* start RECORDED INFORMATION *

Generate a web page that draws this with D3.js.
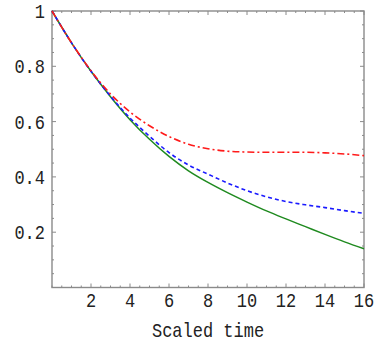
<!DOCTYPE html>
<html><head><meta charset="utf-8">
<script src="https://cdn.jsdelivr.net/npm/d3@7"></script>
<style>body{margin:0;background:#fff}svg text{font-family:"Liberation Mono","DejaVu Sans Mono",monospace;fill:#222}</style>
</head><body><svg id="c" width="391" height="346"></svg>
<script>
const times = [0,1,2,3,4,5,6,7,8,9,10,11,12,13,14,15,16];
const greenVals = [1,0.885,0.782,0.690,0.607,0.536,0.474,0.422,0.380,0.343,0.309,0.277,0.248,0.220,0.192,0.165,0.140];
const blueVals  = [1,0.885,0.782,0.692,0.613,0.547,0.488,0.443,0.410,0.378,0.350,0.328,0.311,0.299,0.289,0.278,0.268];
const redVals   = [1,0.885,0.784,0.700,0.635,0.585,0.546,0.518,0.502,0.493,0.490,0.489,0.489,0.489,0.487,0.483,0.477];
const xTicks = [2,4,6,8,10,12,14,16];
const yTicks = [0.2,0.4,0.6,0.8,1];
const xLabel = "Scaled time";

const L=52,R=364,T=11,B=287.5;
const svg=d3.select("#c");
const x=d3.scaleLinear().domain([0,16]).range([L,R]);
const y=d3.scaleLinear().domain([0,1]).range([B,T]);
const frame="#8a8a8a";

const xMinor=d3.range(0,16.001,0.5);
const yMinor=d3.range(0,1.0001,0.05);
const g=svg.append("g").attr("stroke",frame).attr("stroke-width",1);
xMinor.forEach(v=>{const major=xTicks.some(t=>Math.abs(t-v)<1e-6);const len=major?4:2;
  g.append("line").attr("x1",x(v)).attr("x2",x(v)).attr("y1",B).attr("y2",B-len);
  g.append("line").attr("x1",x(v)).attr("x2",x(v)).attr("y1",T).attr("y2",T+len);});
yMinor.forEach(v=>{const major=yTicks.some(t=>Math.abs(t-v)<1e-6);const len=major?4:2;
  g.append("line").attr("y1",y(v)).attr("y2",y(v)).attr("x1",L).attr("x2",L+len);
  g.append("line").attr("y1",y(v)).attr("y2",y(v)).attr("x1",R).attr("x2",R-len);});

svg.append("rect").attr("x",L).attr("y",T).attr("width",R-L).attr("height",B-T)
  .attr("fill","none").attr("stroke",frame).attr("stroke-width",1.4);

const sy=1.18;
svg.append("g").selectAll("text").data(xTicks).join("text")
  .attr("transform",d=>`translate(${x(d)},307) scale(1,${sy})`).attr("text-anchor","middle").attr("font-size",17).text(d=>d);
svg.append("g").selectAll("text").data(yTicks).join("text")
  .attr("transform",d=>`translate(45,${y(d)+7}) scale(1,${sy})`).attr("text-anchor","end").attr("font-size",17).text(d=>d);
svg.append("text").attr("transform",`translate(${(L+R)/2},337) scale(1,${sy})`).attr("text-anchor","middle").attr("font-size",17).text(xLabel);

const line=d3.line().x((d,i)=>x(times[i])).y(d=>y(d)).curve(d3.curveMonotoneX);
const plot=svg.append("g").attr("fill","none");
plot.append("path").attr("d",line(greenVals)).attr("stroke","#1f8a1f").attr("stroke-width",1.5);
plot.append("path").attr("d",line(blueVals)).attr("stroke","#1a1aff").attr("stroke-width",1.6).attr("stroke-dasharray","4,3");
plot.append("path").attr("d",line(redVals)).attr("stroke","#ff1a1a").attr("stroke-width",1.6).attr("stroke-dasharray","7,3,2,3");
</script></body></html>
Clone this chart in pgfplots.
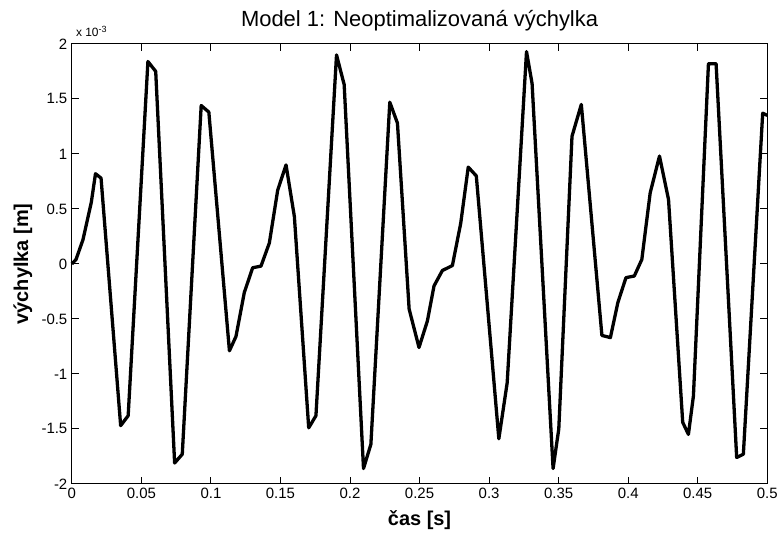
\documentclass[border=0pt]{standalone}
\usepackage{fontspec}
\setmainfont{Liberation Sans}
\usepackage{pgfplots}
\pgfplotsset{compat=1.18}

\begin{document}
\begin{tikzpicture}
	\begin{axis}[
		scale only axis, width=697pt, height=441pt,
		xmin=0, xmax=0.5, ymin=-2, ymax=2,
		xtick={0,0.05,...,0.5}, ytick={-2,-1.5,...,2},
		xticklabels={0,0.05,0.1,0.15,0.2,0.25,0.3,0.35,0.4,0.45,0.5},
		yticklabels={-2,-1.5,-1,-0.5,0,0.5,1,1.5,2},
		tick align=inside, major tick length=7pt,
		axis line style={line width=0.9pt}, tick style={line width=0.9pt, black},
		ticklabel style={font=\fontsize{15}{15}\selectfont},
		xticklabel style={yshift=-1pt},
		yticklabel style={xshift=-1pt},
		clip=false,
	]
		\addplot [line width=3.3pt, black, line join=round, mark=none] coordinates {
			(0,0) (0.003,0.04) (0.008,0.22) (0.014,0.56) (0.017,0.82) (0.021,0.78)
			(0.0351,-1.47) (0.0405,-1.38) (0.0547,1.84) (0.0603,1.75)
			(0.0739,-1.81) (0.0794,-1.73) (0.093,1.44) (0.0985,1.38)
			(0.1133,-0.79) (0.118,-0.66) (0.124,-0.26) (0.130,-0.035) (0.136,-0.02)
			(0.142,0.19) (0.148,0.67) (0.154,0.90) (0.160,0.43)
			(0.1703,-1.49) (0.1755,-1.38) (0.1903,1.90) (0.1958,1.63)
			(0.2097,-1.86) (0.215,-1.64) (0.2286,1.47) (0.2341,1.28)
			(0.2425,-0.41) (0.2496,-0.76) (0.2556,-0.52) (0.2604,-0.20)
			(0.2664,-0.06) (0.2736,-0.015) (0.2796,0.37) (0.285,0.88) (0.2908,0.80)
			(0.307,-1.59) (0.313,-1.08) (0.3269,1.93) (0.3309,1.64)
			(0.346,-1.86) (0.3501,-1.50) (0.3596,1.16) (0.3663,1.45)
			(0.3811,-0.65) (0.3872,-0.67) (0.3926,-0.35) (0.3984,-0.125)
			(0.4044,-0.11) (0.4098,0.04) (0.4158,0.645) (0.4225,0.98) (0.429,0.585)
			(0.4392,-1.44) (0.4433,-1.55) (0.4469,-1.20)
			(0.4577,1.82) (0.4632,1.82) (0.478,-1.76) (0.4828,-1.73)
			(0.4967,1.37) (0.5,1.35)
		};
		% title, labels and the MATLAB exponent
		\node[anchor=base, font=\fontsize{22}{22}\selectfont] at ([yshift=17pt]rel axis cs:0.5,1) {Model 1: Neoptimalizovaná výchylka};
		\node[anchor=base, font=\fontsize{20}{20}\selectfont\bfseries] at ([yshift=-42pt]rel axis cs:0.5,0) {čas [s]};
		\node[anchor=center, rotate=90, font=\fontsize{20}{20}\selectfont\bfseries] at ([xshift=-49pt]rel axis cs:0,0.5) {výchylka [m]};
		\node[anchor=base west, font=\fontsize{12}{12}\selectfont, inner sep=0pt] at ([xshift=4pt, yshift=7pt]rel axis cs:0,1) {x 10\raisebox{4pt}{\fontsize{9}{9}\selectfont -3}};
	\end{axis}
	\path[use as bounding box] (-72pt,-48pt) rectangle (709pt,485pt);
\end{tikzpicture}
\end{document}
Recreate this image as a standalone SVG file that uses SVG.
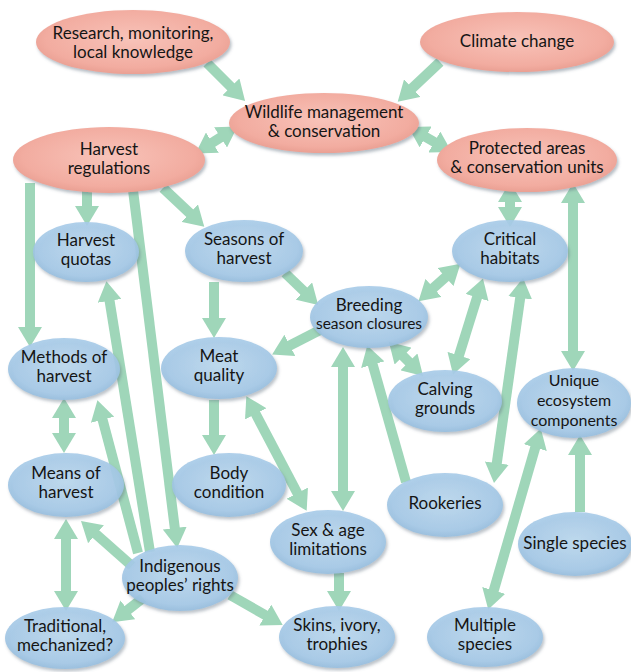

* end RECORDED INFORMATION *

SHORT PROBLEM> Transcribe the material exactly, keeping every word and none of the pictures.

ANSWER IN FULL>
Generate a web page that draws this with D3.js.
<!DOCTYPE html>
<html><head><meta charset="utf-8">
<script src="https://cdn.jsdelivr.net/npm/d3@7"></script>
<style>body{margin:0;background:#fff}svg text{font-family:"Liberation Mono","DejaVu Sans Mono",monospace;fill:#222}</style>
</head><body><svg id="c" width="391" height="346"></svg>
<script>
const times = [0,1,2,3,4,5,6,7,8,9,10,11,12,13,14,15,16];
const greenVals = [1,0.885,0.782,0.690,0.607,0.536,0.474,0.422,0.380,0.343,0.309,0.277,0.248,0.220,0.192,0.165,0.140];
const blueVals  = [1,0.885,0.782,0.692,0.613,0.547,0.488,0.443,0.410,0.378,0.350,0.328,0.311,0.299,0.289,0.278,0.268];
const redVals   = [1,0.885,0.784,0.700,0.635,0.585,0.546,0.518,0.502,0.493,0.490,0.489,0.489,0.489,0.487,0.483,0.477];
const xTicks = [2,4,6,8,10,12,14,16];
const yTicks = [0.2,0.4,0.6,0.8,1];
const xLabel = "Scaled time";

const L=52,R=364,T=11,B=287.5;
const svg=d3.select("#c");
const x=d3.scaleLinear().domain([0,16]).range([L,R]);
const y=d3.scaleLinear().domain([0,1]).range([B,T]);
const frame="#8a8a8a";

const xMinor=d3.range(0,16.001,0.5);
const yMinor=d3.range(0,1.0001,0.05);
const g=svg.append("g").attr("stroke",frame).attr("stroke-width",1);
xMinor.forEach(v=>{const major=xTicks.some(t=>Math.abs(t-v)<1e-6);const len=major?4:2;
  g.append("line").attr("x1",x(v)).attr("x2",x(v)).attr("y1",B).attr("y2",B-len);
  g.append("line").attr("x1",x(v)).attr("x2",x(v)).attr("y1",T).attr("y2",T+len);});
yMinor.forEach(v=>{const major=yTicks.some(t=>Math.abs(t-v)<1e-6);const len=major?4:2;
  g.append("line").attr("y1",y(v)).attr("y2",y(v)).attr("x1",L).attr("x2",L+len);
  g.append("line").attr("y1",y(v)).attr("y2",y(v)).attr("x1",R).attr("x2",R-len);});

svg.append("rect").attr("x",L).attr("y",T).attr("width",R-L).attr("height",B-T)
  .attr("fill","none").attr("stroke",frame).attr("stroke-width",1.4);

const sy=1.18;
svg.append("g").selectAll("text").data(xTicks).join("text")
  .attr("transform",d=>`translate(${x(d)},307) scale(1,${sy})`).attr("text-anchor","middle").attr("font-size",17).text(d=>d);
svg.append("g").selectAll("text").data(yTicks).join("text")
  .attr("transform",d=>`translate(45,${y(d)+7}) scale(1,${sy})`).attr("text-anchor","end").attr("font-size",17).text(d=>d);
svg.append("text").attr("transform",`translate(${(L+R)/2},337) scale(1,${sy})`).attr("text-anchor","middle").attr("font-size",17).text(xLabel);

const line=d3.line().x((d,i)=>x(times[i])).y(d=>y(d)).curve(d3.curveMonotoneX);
const plot=svg.append("g").attr("fill","none");
plot.append("path").attr("d",line(greenVals)).attr("stroke","#1f8a1f").attr("stroke-width",1.5);
plot.append("path").attr("d",line(blueVals)).attr("stroke","#1a1aff").attr("stroke-width",1.6).attr("stroke-dasharray","4,3");
plot.append("path").attr("d",line(redVals)).attr("stroke","#ff1a1a").attr("stroke-width",1.6).attr("stroke-dasharray","7,3,2,3");
</script></body></html>
Clone this chart in pgfplots.
\documentclass[border=0pt]{standalone}
\usepackage{fontspec}
\setmainfont{Liberation Sans}
\usepackage{pgfplots}
\pgfplotsset{compat=1.18}

\begin{document}
\begin{tikzpicture}
	\begin{axis}[
		scale only axis, width=697pt, height=441pt,
		xmin=0, xmax=0.5, ymin=-2, ymax=2,
		xtick={0,0.05,...,0.5}, ytick={-2,-1.5,...,2},
		xticklabels={0,0.05,0.1,0.15,0.2,0.25,0.3,0.35,0.4,0.45,0.5},
		yticklabels={-2,-1.5,-1,-0.5,0,0.5,1,1.5,2},
		tick align=inside, major tick length=7pt,
		axis line style={line width=0.9pt}, tick style={line width=0.9pt, black},
		ticklabel style={font=\fontsize{15}{15}\selectfont},
		xticklabel style={yshift=-1pt},
		yticklabel style={xshift=-1pt},
		clip=false,
	]
		\addplot [line width=3.3pt, black, line join=round, mark=none] coordinates {
			(0,0) (0.003,0.04) (0.008,0.22) (0.014,0.56) (0.017,0.82) (0.021,0.78)
			(0.0351,-1.47) (0.0405,-1.38) (0.0547,1.84) (0.0603,1.75)
			(0.0739,-1.81) (0.0794,-1.73) (0.093,1.44) (0.0985,1.38)
			(0.1133,-0.79) (0.118,-0.66) (0.124,-0.26) (0.130,-0.035) (0.136,-0.02)
			(0.142,0.19) (0.148,0.67) (0.154,0.90) (0.160,0.43)
			(0.1703,-1.49) (0.1755,-1.38) (0.1903,1.90) (0.1958,1.63)
			(0.2097,-1.86) (0.215,-1.64) (0.2286,1.47) (0.2341,1.28)
			(0.2425,-0.41) (0.2496,-0.76) (0.2556,-0.52) (0.2604,-0.20)
			(0.2664,-0.06) (0.2736,-0.015) (0.2796,0.37) (0.285,0.88) (0.2908,0.80)
			(0.307,-1.59) (0.313,-1.08) (0.3269,1.93) (0.3309,1.64)
			(0.346,-1.86) (0.3501,-1.50) (0.3596,1.16) (0.3663,1.45)
			(0.3811,-0.65) (0.3872,-0.67) (0.3926,-0.35) (0.3984,-0.125)
			(0.4044,-0.11) (0.4098,0.04) (0.4158,0.645) (0.4225,0.98) (0.429,0.585)
			(0.4392,-1.44) (0.4433,-1.55) (0.4469,-1.20)
			(0.4577,1.82) (0.4632,1.82) (0.478,-1.76) (0.4828,-1.73)
			(0.4967,1.37) (0.5,1.35)
		};
		% title, labels and the MATLAB exponent
		\node[anchor=base, font=\fontsize{22}{22}\selectfont] at ([yshift=17pt]rel axis cs:0.5,1) {Model 1: Neoptimalizovaná výchylka};
		\node[anchor=base, font=\fontsize{20}{20}\selectfont\bfseries] at ([yshift=-42pt]rel axis cs:0.5,0) {čas [s]};
		\node[anchor=center, rotate=90, font=\fontsize{20}{20}\selectfont\bfseries] at ([xshift=-49pt]rel axis cs:0,0.5) {výchylka [m]};
		\node[anchor=base west, font=\fontsize{12}{12}\selectfont, inner sep=0pt] at ([xshift=4pt, yshift=7pt]rel axis cs:0,1) {x 10\raisebox{4pt}{\fontsize{9}{9}\selectfont -3}};
	\end{axis}
	\path[use as bounding box] (-72pt,-48pt) rectangle (709pt,485pt);
\end{tikzpicture}
\end{document}
Recreate this image as a standalone SVG file that uses SVG.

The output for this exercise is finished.